• Σχόλιο του χρήστη 'The Stars Group' | 4 Φεβρουαρίου 2019, 11:10

    (a) Par. 3 provides that the bank letter of guarantee (to be issued in favor of all applicants) shall also cover an operator’s liability towards players for non-payment of attributable profits and for other claims as provided in the draft regulation. On the other hand, the Bank Letter of Guarantee sample (see Appendix of the draft regulation) does not cover this kind of liability. We propose that that all disputes shall be resolved before the competent courts (to be based in any EU country) as provided in the respective contract (i.e. an operator’s TCs). That means that the Bank Letter of Guarantee shall not cover liability towards players. (b) Par. 4 provides that a licensee shall be entitled to offer gaming services (after its license is issued) only after it proceeds with submission of all documents provided in sub paragraphs 6.4.1 to 6.4.9. Special attention shall be given to sub paragraph 6.4.6 which provides for the submission for all contracts with third parties if related with the conduct of gaming!
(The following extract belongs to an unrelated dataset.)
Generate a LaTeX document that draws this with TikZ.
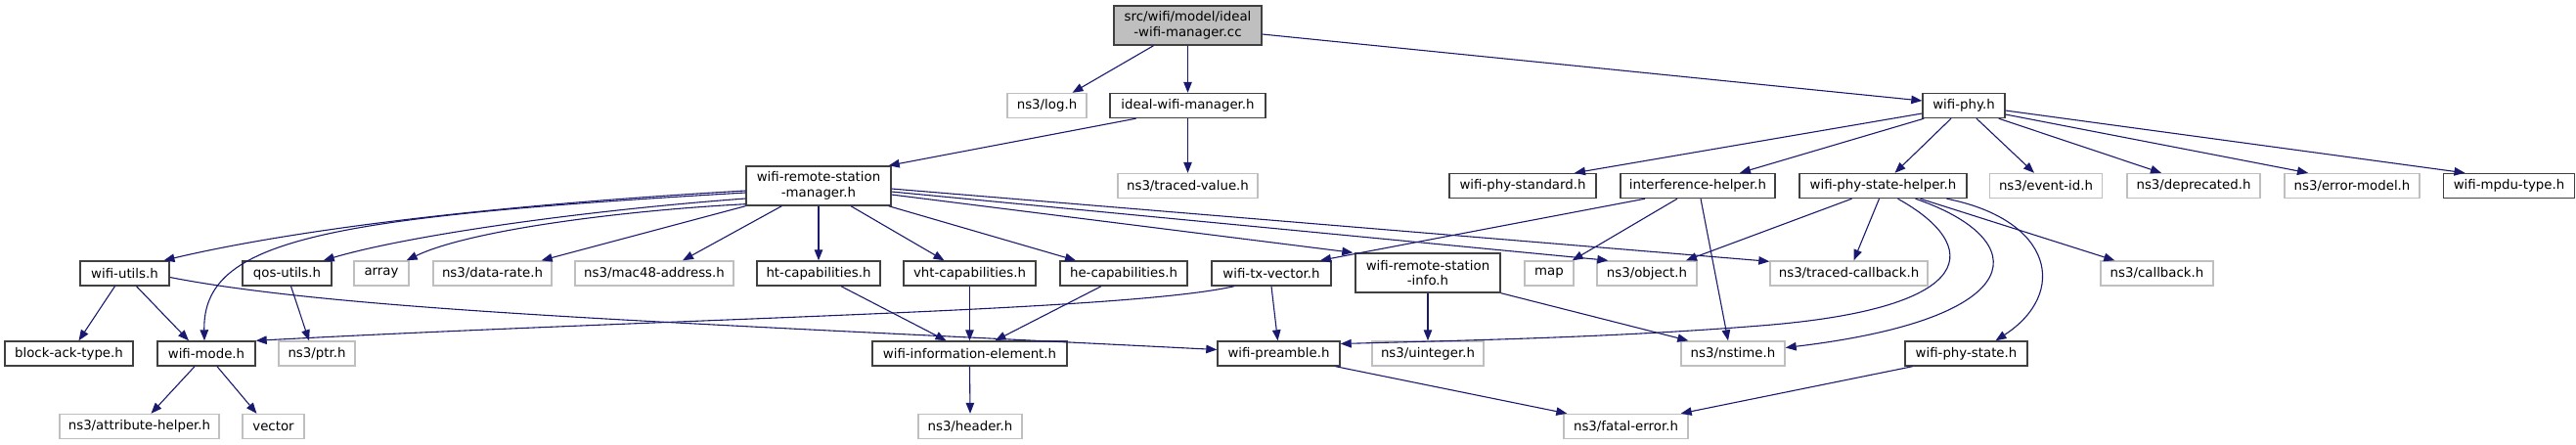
\documentclass[tikz,border=0pt]{standalone}
\usepackage{fontspec}
\setmainfont{DejaVu Sans}
\usetikzlibrary{arrows.meta}
\definecolor{edgeblue}{HTML}{191970}
\definecolor{boxdark}{HTML}{404040}
\definecolor{boxgrey}{HTML}{BFBFBF}
\begin{document}
\begin{tikzpicture}[x=1pt,y=-1pt,
  every node/.style={font=\fontsize{13.33}{15.5}\selectfont, inner sep=0pt, minimum height=25pt, align=center},
  doc/.style={draw=boxdark, line width=1.4pt, fill=white},
  ext/.style={draw=boxgrey, line width=1.4pt, fill=white},
  rootbox/.style={draw=boxdark, line width=1.4pt, fill=boxgrey, minimum height=40pt},
  tall/.style={minimum height=40pt},
  conn/.style={draw=edgeblue, line width=1.1pt, -{Triangle[length=11pt,width=8.5pt]}}
]
\useasboundingbox (0,0) rectangle (2634,455);
% row 0
\node[rootbox, minimum width=151pt] (root) at (1214.5,26) {src/wifi/model/ideal\\-wifi-manager.cc};
% row 1
\node[ext, minimum width=81pt] (log) at (1070.5,108) {ns3/log.h};
\node[doc, minimum width=159pt] (iwm) at (1214.5,108) {ideal-wifi-manager.h};
\node[doc, minimum width=84pt] (wphy) at (2008,108) {wifi-phy.h};
% row 2
\node[doc, tall, minimum width=148pt] (wrsm) at (837,190) {wifi-remote-station\\-manager.h};
\node[ext, minimum width=143pt] (tval) at (1214.5,190) {ns3/traced-value.h};
\node[doc, minimum width=150pt] (wpstd) at (1557,190) {wifi-phy-standard.h};
\node[doc, minimum width=158pt] (ih) at (1736,190) {interference-helper.h};
\node[doc, minimum width=171pt] (wpsh) at (1925.5,190) {wifi-phy-state-helper.h};
\node[ext, minimum width=115pt] (evid) at (2092,190) {ns3/event-id.h};
\node[ext, minimum width=136pt] (depr) at (2243,190) {ns3/deprecated.h};
\node[ext, minimum width=138pt] (errm) at (2405,190) {ns3/error-model.h};
\node[doc, minimum width=134pt] (mpdu) at (2565.5,190) {wifi-mpdu-type.h};
% row 3
\node[doc, minimum width=91pt] (wutil) at (127.5,279.5) {wifi-utils.h};
\node[doc, minimum width=91pt] (qos) at (293.5,279.5) {qos-utils.h};
\node[ext, minimum width=56pt] (array) at (390,279.5) {array};
\node[ext, minimum width=121pt] (drate) at (503.5,279.5) {ns3/data-rate.h};
\node[ext, minimum width=162pt] (mac) at (669,279.5) {ns3/mac48-address.h};
\node[doc, minimum width=126pt] (ht) at (837,279.5) {ht-capabilities.h};
\node[doc, minimum width=135pt] (vht) at (991.5,279.5) {vht-capabilities.h};
\node[doc, minimum width=130pt] (he) at (1149,279.5) {he-capabilities.h};
\node[doc, minimum width=122pt] (txv) at (1300,279.5) {wifi-tx-vector.h};
\node[doc, tall, minimum width=148pt] (wrsi) at (1460,279) {wifi-remote-station\\-info.h};
\node[ext, minimum width=50pt] (map) at (1584,279.5) {map};
\node[ext, minimum width=102pt] (obj) at (1684,279.5) {ns3/object.h};
\node[ext, minimum width=161pt] (tcb) at (1890.5,279.5) {ns3/traced-callback.h};
\node[ext, minimum width=115pt] (cb) at (2205.5,279.5) {ns3/callback.h};
% row 4
\node[doc, minimum width=131pt] (back) at (70.5,361.5) {block-ack-type.h};
\node[doc, minimum width=100pt] (wmode) at (211,361.5) {wifi-mode.h};
\node[ext, minimum width=78pt] (ptr) at (324,361.5) {ns3/ptr.h};
\node[doc, minimum width=199pt] (wie) at (991.5,361.5) {wifi-information-element.h};
\node[doc, minimum width=125pt] (wpre) at (1307.5,361.5) {wifi-preamble.h};
\node[ext, minimum width=114pt] (uint) at (1460,361.5) {ns3/uinteger.h};
\node[ext, minimum width=106pt] (nst) at (1772,361.5) {ns3/nstime.h};
\node[doc, minimum width=125pt] (wps) at (2010.5,361.5) {wifi-phy-state.h};
% row 5
\node[ext, minimum width=163pt] (attr) at (142.5,436) {ns3/attribute-helper.h};
\node[ext, minimum width=63pt] (vec) at (279.5,436) {vector};
\node[ext, minimum width=106pt] (hdr) at (992,436) {ns3/header.h};
\node[ext, minimum width=127pt] (fatal) at (1662.5,436) {ns3/fatal-error.h};
% edges
\draw[conn] ([xshift=-35pt]root.south) -- ([xshift=26pt]log.north);
\draw[conn] (root.south) -- (iwm.north);
\draw[conn] ([yshift=-9pt]root.east) -- ([yshift=5pt]wphy.west);
\draw[conn] ([xshift=-53pt]iwm.south) -- ([xshift=-3pt]wrsm.north east);
\draw[conn] (iwm.south) -- (tval.north);
\draw[conn] ([yshift=-5pt]wrsm.west) .. controls (500,210) and (300,235) .. ([xshift=40pt]wutil.north);
\draw[conn] ([yshift=-7pt]wrsm.west) .. controls (330,222) and (207,245) .. ([xshift=-2pt]wmode.north);
\draw[conn] ([yshift=-13pt]wrsm.west) .. controls (600,215) and (420,240) .. ([xshift=-9pt]qos.north east);
\draw[conn] ([yshift=2pt]wrsm.south west) .. controls (640,215) and (480,235) .. ([xshift=-3pt]array.north east);
\draw[conn] (wrsm.south west) -- ([xshift=-11pt]drate.north east);
\draw[conn] ([xshift=37pt]wrsm.south west) -- ([xshift=29pt]mac.north);
\draw[conn] (wrsm.south) -- (ht.north);
\draw[conn] ([xshift=33pt]wrsm.south) -- ([xshift=-26pt]vht.north);
\draw[conn] ([xshift=-3pt]wrsm.south east) -- ([xshift=-49pt]he.north);
\draw[conn] ([yshift=-9pt]wrsm.east) -- ([xshift=-2pt]wrsi.north west);
\draw[conn] ([yshift=-6pt]wrsm.east) -- ([xshift=12pt]obj.north west);
\draw[conn] ([yshift=-3pt]wrsm.east) -- ([yshift=-1pt]tcb.north west);
\draw[conn] ([xshift=-10pt]wutil.south) -- ([xshift=10pt]back.north);
\draw[conn] ([xshift=12pt]wutil.south) -- ([xshift=-18pt]wmode.north);
\draw[conn] ([yshift=-4pt]wutil.east) .. controls (350,318) and (700,330) .. ([yshift=4pt]wpre.west);
\draw[conn] ([xshift=4pt]qos.south) -- ([xshift=-8pt]ptr.north);
\draw[conn] ([xshift=-12pt]wmode.south) -- ([xshift=12pt]attr.north);
\draw[conn] ([xshift=11pt]wmode.south) -- ([xshift=-17pt]vec.north);
\draw[conn] ([xshift=23pt]ht.south) -- ([xshift=-24pt]wie.north);
\draw[conn] (vht.south) -- (wie.north);
\draw[conn] ([xshift=-23pt]he.south) -- ([xshift=26pt]wie.north);
\draw[conn] (wie.south) -- (hdr.north);
\draw[conn] ([xshift=-38pt]txv.south) .. controls (1150,318) and (700,325) .. (wmode.north east);
\draw[conn] (txv.south) -- ([xshift=-1pt]wpre.north);
\draw[conn] (wrsi.south) -- (uint.north);
\draw[conn] (wrsi.south east) -- ([xshift=8pt]nst.north west);
\draw[conn] ([xshift=-5pt]wpre.south east) -- ([xshift=4pt]fatal.north west);
\draw[conn] ([xshift=-55pt]wps.south) -- ([xshift=-8pt]fatal.north east);
\draw[conn] ([yshift=-8pt]wphy.west) -- ([xshift=53pt]wpstd.north);
\draw[conn] ([xshift=2pt]wphy.south west) -- ([xshift=43pt]ih.north);
\draw[conn] ([xshift=-13pt]wphy.south) -- ([xshift=12pt]wpsh.north);
\draw[conn] ([xshift=13pt]wphy.south) -- ([xshift=-12pt]evid.north);
\draw[conn] ([xshift=-7pt]wphy.south east) -- ([xshift=-33pt]depr.north);
\draw[conn] ([yshift=-9pt]wphy.east) -- ([xshift=-45pt]errm.north);
\draw[conn] ([yshift=-5pt]wphy.east) -- ([xshift=-45pt]mpdu.north);
\draw[conn] ([xshift=-54pt]ih.south) -- ([xshift=50pt]txv.north);
\draw[conn] ([xshift=-21pt]ih.south) -- ([xshift=-2pt]map.north east);
\draw[conn] ([xshift=3pt]ih.south) -- ([xshift=-5pt]nst.north);
\draw[conn] ([xshift=-32pt]wpsh.south) -- ([xshift=40pt]obj.north);
\draw[conn] ([xshift=-4pt]wpsh.south) -- ([xshift=5pt]tcb.north);
\draw[conn] ([xshift=15pt]wpsh.south) .. controls (2025,250) and (2030,315) .. (1800,333) .. controls (1650,345) and (1500,348) .. ([yshift=10pt]wpre.east);
\draw[conn] ([xshift=33pt]wpsh.south) .. controls (2080,245) and (2080,325) .. ([yshift=6pt]nst.east);
\draw[conn] ([xshift=65pt]wpsh.south) .. controls (2100,225) and (2115,300) .. ([xshift=30pt]wps.north);
\draw[conn] ([xshift=38pt]wpsh.south) -- ([xshift=15pt]cb.north west);
\end{tikzpicture}
\end{document}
This could encompass all contracts with employees, consultants, software vendors etc.! It is understood that article 6.4 has been drafted in that way by mistake. We propose that a licensee shall be obliged to provide all this data within 12 months as from the date the license is issued and that if he fails to do so, the license shall be revoked (so the phrase: “In order to commence conducting gamin under the license” shall be deleted). Sub-paragraph 6.4.5 shall also use plural tense so as to allow the use of multiple bank accounts (the term “exclusive” shall be deleted).